PROMPT: Only the number is wanted: how many lines in the data contain "this"?

/---

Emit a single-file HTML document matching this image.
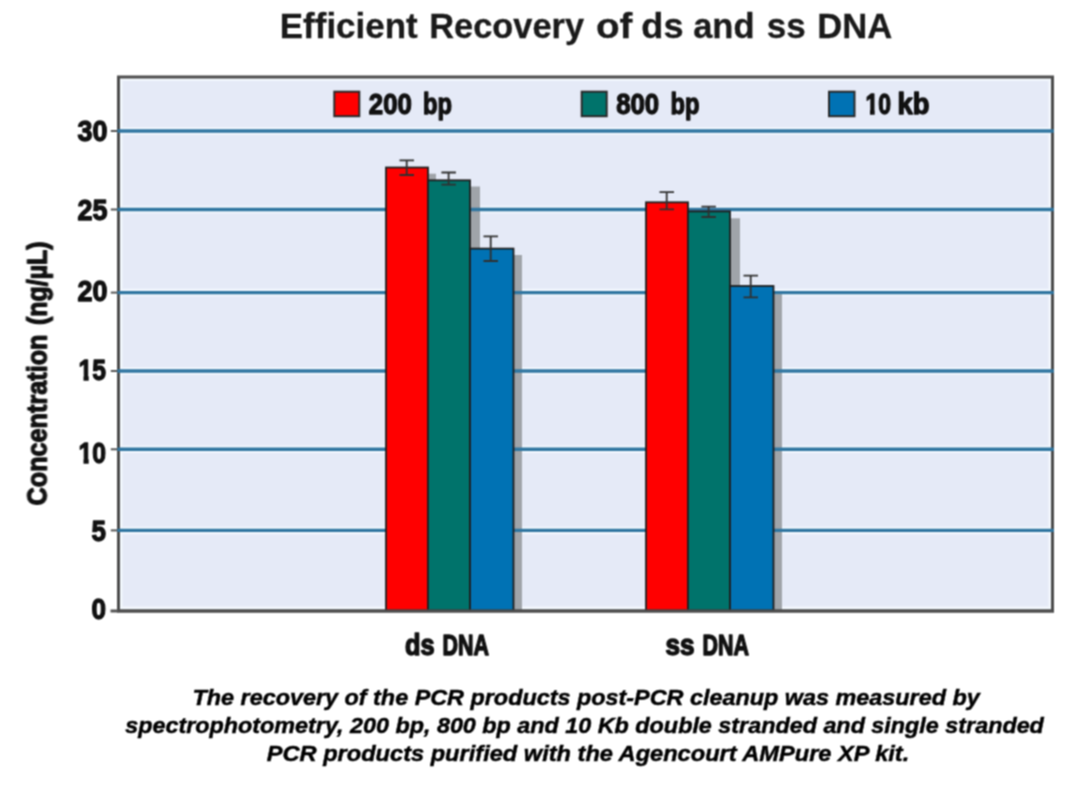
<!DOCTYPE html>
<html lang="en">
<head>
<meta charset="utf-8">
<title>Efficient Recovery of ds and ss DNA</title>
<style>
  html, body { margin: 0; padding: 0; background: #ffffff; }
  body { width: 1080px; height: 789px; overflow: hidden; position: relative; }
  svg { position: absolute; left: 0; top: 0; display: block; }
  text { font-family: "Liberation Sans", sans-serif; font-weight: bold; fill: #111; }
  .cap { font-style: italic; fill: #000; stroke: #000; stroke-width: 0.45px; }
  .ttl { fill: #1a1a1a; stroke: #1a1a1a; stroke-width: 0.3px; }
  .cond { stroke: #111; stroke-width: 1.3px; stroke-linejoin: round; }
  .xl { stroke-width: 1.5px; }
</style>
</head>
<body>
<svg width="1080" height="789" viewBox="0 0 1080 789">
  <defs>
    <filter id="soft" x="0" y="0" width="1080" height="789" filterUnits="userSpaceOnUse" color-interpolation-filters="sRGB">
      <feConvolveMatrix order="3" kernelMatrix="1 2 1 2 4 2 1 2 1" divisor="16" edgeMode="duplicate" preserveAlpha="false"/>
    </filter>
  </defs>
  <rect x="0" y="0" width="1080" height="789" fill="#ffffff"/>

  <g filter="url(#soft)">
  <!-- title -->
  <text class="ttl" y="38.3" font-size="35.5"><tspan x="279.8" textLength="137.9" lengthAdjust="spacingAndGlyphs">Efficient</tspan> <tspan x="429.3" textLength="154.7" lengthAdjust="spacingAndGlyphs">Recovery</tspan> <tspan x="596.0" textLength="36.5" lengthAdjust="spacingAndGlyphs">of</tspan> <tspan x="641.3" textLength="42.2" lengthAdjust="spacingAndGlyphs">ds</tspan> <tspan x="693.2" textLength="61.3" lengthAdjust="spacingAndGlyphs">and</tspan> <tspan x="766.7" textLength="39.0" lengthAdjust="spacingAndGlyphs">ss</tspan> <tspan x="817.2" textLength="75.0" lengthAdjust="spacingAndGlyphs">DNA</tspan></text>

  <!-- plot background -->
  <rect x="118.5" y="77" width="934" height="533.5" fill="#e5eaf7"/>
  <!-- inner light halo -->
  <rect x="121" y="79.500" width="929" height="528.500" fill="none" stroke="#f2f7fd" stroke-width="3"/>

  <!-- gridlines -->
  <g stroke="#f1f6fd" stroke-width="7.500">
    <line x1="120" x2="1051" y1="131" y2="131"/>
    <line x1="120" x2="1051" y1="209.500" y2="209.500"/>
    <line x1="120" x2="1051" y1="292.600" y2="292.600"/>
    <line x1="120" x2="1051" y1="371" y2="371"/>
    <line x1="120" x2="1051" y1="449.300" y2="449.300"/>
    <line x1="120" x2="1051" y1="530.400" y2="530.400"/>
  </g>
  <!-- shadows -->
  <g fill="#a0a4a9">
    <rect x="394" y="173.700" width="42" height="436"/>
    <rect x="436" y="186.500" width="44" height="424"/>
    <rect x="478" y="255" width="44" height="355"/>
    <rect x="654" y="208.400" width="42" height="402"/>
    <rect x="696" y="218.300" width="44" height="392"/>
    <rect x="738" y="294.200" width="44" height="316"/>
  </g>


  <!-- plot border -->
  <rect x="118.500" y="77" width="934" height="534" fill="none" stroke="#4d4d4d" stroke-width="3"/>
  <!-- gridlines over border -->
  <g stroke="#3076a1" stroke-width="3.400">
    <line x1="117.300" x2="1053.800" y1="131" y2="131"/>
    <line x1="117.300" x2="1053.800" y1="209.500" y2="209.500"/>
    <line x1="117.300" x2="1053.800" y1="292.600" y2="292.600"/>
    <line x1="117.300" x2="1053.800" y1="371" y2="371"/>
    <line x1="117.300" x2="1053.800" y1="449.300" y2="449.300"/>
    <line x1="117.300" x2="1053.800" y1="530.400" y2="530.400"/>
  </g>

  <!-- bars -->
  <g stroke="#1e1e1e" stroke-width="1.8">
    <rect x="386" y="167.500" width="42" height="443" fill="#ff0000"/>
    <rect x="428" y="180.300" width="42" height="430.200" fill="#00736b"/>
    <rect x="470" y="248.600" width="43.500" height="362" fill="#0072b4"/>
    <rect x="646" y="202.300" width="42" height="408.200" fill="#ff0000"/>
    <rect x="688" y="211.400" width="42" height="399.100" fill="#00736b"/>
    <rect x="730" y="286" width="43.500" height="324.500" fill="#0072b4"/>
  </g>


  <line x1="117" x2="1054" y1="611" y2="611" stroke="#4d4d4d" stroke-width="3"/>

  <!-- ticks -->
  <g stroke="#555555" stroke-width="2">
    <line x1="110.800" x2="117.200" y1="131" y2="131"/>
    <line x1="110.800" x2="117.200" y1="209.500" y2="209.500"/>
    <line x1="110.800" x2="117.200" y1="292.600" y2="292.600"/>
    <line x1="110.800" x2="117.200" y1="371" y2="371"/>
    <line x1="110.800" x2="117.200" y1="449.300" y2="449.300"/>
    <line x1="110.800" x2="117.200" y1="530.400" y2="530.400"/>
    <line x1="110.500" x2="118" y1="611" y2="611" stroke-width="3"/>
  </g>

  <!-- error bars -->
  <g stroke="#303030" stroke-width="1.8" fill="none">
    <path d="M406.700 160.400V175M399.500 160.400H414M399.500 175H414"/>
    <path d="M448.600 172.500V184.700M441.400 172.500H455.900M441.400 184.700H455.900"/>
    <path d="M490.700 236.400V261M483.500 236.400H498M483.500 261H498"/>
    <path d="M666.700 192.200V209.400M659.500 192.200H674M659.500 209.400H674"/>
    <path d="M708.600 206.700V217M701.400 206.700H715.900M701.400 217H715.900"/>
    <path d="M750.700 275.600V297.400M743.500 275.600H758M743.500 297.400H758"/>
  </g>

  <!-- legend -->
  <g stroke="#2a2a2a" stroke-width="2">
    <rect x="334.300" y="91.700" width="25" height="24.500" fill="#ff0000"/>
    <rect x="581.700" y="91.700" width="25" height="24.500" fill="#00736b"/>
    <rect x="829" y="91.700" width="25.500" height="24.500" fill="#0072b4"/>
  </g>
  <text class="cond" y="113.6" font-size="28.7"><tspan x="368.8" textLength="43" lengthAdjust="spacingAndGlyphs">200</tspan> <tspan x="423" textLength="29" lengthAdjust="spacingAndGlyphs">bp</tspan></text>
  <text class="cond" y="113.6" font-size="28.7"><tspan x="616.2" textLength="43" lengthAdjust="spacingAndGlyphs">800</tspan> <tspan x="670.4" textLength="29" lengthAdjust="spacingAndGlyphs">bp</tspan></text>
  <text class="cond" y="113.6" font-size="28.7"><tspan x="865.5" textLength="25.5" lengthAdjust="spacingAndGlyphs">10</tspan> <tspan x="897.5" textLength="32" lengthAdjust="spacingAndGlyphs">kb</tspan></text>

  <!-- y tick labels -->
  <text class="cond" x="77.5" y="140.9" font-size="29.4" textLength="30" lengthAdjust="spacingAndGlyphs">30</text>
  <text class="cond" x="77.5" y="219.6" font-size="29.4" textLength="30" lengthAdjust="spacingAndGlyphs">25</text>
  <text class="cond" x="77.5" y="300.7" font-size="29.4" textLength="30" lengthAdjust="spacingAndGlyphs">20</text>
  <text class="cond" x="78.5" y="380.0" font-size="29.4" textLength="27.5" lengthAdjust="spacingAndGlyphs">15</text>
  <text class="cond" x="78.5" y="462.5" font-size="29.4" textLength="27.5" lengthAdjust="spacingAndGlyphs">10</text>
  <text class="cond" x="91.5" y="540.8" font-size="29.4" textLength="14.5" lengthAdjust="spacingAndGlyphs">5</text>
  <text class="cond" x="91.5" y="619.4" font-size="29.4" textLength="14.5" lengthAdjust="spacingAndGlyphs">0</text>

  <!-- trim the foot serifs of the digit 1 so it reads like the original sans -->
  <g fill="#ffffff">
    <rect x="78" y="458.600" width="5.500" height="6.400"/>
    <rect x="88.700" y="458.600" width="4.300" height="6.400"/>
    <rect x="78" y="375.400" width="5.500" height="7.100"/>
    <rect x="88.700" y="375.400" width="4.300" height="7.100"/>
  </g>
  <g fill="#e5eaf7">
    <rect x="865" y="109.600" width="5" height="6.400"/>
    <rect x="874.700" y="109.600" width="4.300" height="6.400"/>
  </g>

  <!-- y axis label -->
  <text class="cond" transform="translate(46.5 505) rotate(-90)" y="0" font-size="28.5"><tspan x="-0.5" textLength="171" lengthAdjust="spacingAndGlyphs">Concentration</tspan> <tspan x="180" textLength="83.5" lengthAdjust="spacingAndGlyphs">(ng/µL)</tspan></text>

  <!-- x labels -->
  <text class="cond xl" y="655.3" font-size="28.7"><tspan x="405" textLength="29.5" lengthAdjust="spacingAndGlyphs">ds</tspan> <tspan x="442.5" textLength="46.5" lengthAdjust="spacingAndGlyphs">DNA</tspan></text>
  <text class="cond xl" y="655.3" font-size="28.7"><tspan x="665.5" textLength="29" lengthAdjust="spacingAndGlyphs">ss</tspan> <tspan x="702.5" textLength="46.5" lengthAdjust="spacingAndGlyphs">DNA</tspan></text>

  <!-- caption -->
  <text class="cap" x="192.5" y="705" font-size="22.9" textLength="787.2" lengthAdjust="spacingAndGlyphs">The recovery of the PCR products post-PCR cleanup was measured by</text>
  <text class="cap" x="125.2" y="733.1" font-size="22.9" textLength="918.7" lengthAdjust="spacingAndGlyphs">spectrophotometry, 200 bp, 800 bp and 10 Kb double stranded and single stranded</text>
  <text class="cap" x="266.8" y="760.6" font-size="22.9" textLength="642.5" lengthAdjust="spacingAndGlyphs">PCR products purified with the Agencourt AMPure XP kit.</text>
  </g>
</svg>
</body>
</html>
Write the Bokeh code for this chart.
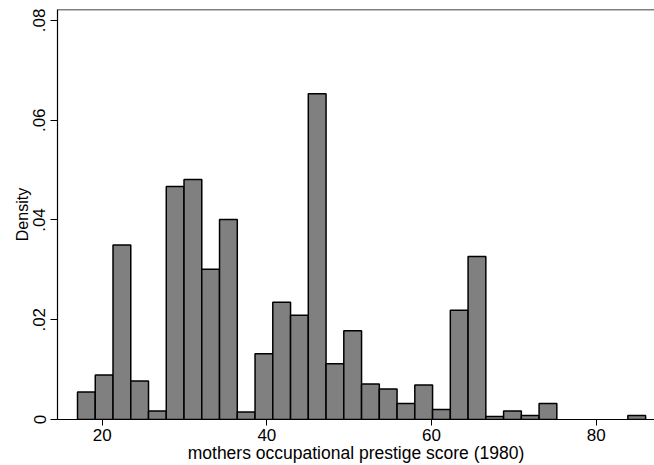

\---

RESULT BELOW: 2